What Oxford has done to start to close that gap is to use the information it has to take a nuanced and informed approach to assessing future potential.  To decide which disadvantaged candidates to take, and which highly advantaged candidates not to take, academic ability and potential is contextualized. If a candidate’s performance is average or below average for their context, they score less highly and are less likely to get a place than candidates who perform above average for their context.   

This works.

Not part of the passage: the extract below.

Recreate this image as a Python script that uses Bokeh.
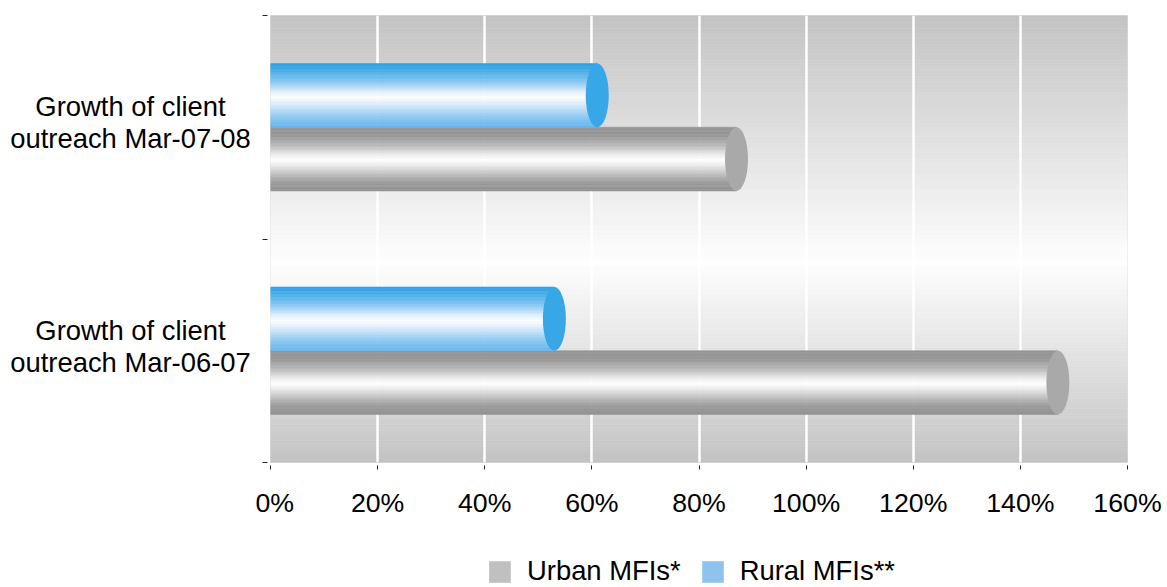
import numpy as np
from bokeh.plotting import figure
from bokeh.layouts import column, row
from bokeh.models import (ColumnDataSource, FixedTicker, PrintfTickFormatter,
                          Legend, LegendItem, Range1d)
from bokeh.core.properties import value
from bokeh.embed import file_html
from bokeh.resources import INLINE

# ---- data -------------------------------------------------------------
periods = ["Growth of client\noutreach Mar-06-07",
           "Growth of client\noutreach Mar-07-08"]
urban_growth = [147, 87]   # % growth, Urban MFIs*
rural_growth = [53, 61]    # % growth, Rural MFIs**
series_names = ["Urban MFIs*", "Rural MFIs**"]
x_ticks = [0, 20, 40, 60, 80, 100, 120, 140, 160]

# ---- style ------------------------------------------------------------
FONT = "Liberation Sans"
FS_TICK = "26.7px"
FS_TEXT = "27.4px"
BAR_H = 0.285            # bar thickness in category units
N_STRIPS = 44            # horizontal slices used to shade each cylinder
LABEL_W = 255            # width of the category-label column
LABEL_CX = 130           # horizontal centre of the category labels

BLUE_STOPS = [(0.00, (44, 161, 229)), (0.12, (72, 173, 234)), (0.30, (140, 200, 242)),
              (0.45, (226, 240, 252)), (0.54, (255, 255, 255)), (0.64, (222, 238, 251)),
              (0.82, (150, 205, 243)), (1.00, (102, 181, 237))]
GRAY_STOPS = [(0.00, (148, 148, 148)), (0.14, (152, 152, 152)), (0.30, (188, 188, 188)),
              (0.44, (238, 238, 238)), (0.52, (255, 255, 255)), (0.61, (234, 234, 234)),
              (0.76, (186, 186, 186)), (0.88, (153, 153, 153)), (1.00, (149, 149, 149))]


def hexcol(rgb):
    return "#%02x%02x%02x" % tuple(int(round(c)) for c in rgb)


def interp(stops, t):
    for (t0, c0), (t1, c1) in zip(stops[:-1], stops[1:]):
        if t <= t1:
            f = (t - t0) / (t1 - t0) if t1 > t0 else 0
            return [a + (b - a) * f for a, b in zip(c0, c1)]
    return stops[-1][1]


y_range = Range1d(0, 2)
TOP, BOTTOM = 15, 80

p = figure(width=1167 - LABEL_W, height=15 + 447 + BOTTOM,
           x_range=Range1d(0, 160), y_range=y_range,
           output_backend="svg", toolbar_location=None,
           min_border_left=270 - LABEL_W, min_border_right=40,
           min_border_top=TOP, min_border_bottom=BOTTOM)
p.background_fill_color = "white"
p.border_fill_color = "white"
p.outline_line_color = "#e2e2e2"
p.outline_line_width = 1

# ---- plot-area vertical gradient (light in the middle) -----------------
nb = 140
edges = np.linspace(0, 2, nb + 1)
bg_y = (edges[:-1] + edges[1:]) / 2
bg_cols = []
for yv in bg_y:
    t = (2 - yv) / 2
    peak = 0.55
    lev = 195 + 59 * t / peak if t < peak else 254 - 59 * (t - peak) / (1 - peak)
    bg_cols.append(hexcol((lev, lev, lev)))
p.hbar(y=bg_y, left=0, right=160, height=2 / nb, fill_color=bg_cols,
       line_color=bg_cols, line_width=0.6, level="image")

# ---- grid & axes --------------------------------------------------------
p.xgrid.ticker = FixedTicker(ticks=x_ticks)
p.xgrid.grid_line_color = "white"
p.xgrid.grid_line_width = 2.5
p.ygrid.visible = False

xa = p.xaxis[0]
xa.ticker = FixedTicker(ticks=x_ticks)
xa.formatter = PrintfTickFormatter(format="%d%%")
xa.axis_line_color = None
xa.major_tick_line_color = "#222222"
xa.major_tick_in = -3
xa.major_tick_out = 7
xa.minor_tick_line_color = None
xa.major_label_text_font = FONT
xa.major_label_text_font_size = FS_TICK
xa.major_label_text_color = "black"
xa.major_label_standoff = 18

ya = p.yaxis[0]
ya.ticker = FixedTicker(ticks=[0, 1, 2])
ya.major_label_overrides = {0: "", 1: "", 2: ""}
ya.major_label_standoff = 0
ya.axis_line_color = None
ya.major_tick_line_color = "#222222"
ya.major_tick_in = -3
ya.major_tick_out = 8
ya.minor_tick_line_color = None


# ---- cylinders ----------------------------------------------------------
def cylinder(values, offset, stops, cap_color):
    ys, rights, cols = [], [], []
    sh = BAR_H / N_STRIPS
    for i, v in enumerate(values):
        center = i + 0.5 + offset
        top = center + BAR_H / 2
        for k in range(N_STRIPS):
            t = (k + 0.5) / N_STRIPS
            ys.append(top - (k + 0.5) * sh)
            rights.append(v)
            cols.append(hexcol(interp(stops, t)))
    src = ColumnDataSource(dict(y=ys, right=rights, color=cols))
    p.hbar(y="y", left=0, right="right", height=sh, fill_color="color",
           line_color="color", line_width=0.6, source=src)
    p.ellipse(x=values, y=[i + 0.5 + offset for i in range(len(values))],
              width=23, width_units="screen", height=BAR_H,
              fill_color=cap_color, line_color=None)


cylinder(urban_growth, -BAR_H / 2, GRAY_STOPS, "#a9a9a9")
cylinder(rural_growth, BAR_H / 2, BLUE_STOPS, "#37a7e8")

# ---- category label column ---------------------------------------------
lab = figure(width=LABEL_W, height=15 + 447 + BOTTOM,
             x_range=Range1d(0, LABEL_W), y_range=y_range,
             output_backend="svg", toolbar_location=None,
             x_axis_location=None, y_axis_location=None,
             min_border_left=0, min_border_right=0,
             min_border_top=TOP, min_border_bottom=BOTTOM)
lab.outline_line_color = None
lab.grid.visible = False
lab.background_fill_color = "white"
lab.border_fill_color = "white"
lab.text(x=[LABEL_CX] * len(periods), y=[i + 0.52 for i in range(len(periods))],
         text=periods, text_align="center", text_baseline="middle",
         text_font=value(FONT), text_font_size=FS_TEXT, text_color="black",
         text_line_height=1.03)

# ---- legend strip -------------------------------------------------------
leg_h = 587 - (15 + 447 + BOTTOM)
lg = figure(width=1167, height=leg_h, x_range=Range1d(0, 1), y_range=Range1d(0, 1),
            output_backend="svg", toolbar_location=None,
            x_axis_location=None, y_axis_location=None,
            min_border_left=0, min_border_right=0, min_border_top=0, min_border_bottom=0)
lg.outline_line_color = None
lg.grid.visible = False
lg.background_fill_color = "white"
lg.border_fill_color = "white"
# legend swatches (placed outside the visible range)
r_urban = lg.rect(x=[-5], y=[-5], width=1, height=1, fill_color="#c0c0c0", line_color=None)
r_rural = lg.rect(x=[-5], y=[-5], width=1, height=1, fill_color="#8dc3ee", line_color=None)
legend = Legend(items=[LegendItem(label=series_names[0], renderers=[r_urban]),
                       LegendItem(label=series_names[1], renderers=[r_rural])],
                orientation="horizontal", location=(486, 0),
                glyph_width=27, glyph_height=27, label_standoff=14, spacing=18,
                padding=0, margin=0, border_line_color=None, background_fill_alpha=0,
                label_text_font=FONT, label_text_font_size=FS_TEXT, label_text_color="black")
lg.add_layout(legend)

layout = column(row(lab, p), lg)
open("out.html", "w").write(file_html(layout, INLINE))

After a year of developing more nuanced measures for assessing disadvantage, and setting up the Oxford Opportunity programme of pre-course support for students from the least advantaged groups (based on the programme devised and trialed at University College), Oxford University’s proportion of offers to students from less advantaged backgrounds has gone up significantly, and with it the proportion of state sector students has risen to 69% across the University.

Mansfield is proud of having participated in the development of more nuanced approaches to use of contextual data in assessing potential, and of being a college which regularly surpasses all the targets set for widening participation and increasing social mobility.  But as the recent University-wide work on contextualised data and Opportunity Oxford demonstrate, Mansfield doesn’t exist in a vacuum or do it alone. Outreach and admissions at Oxford University is a huge collaborative exercise between colleges, departments and the University Admissions Office; we rely on the work, the care and the goodwill of colleagues, and it benefits us all.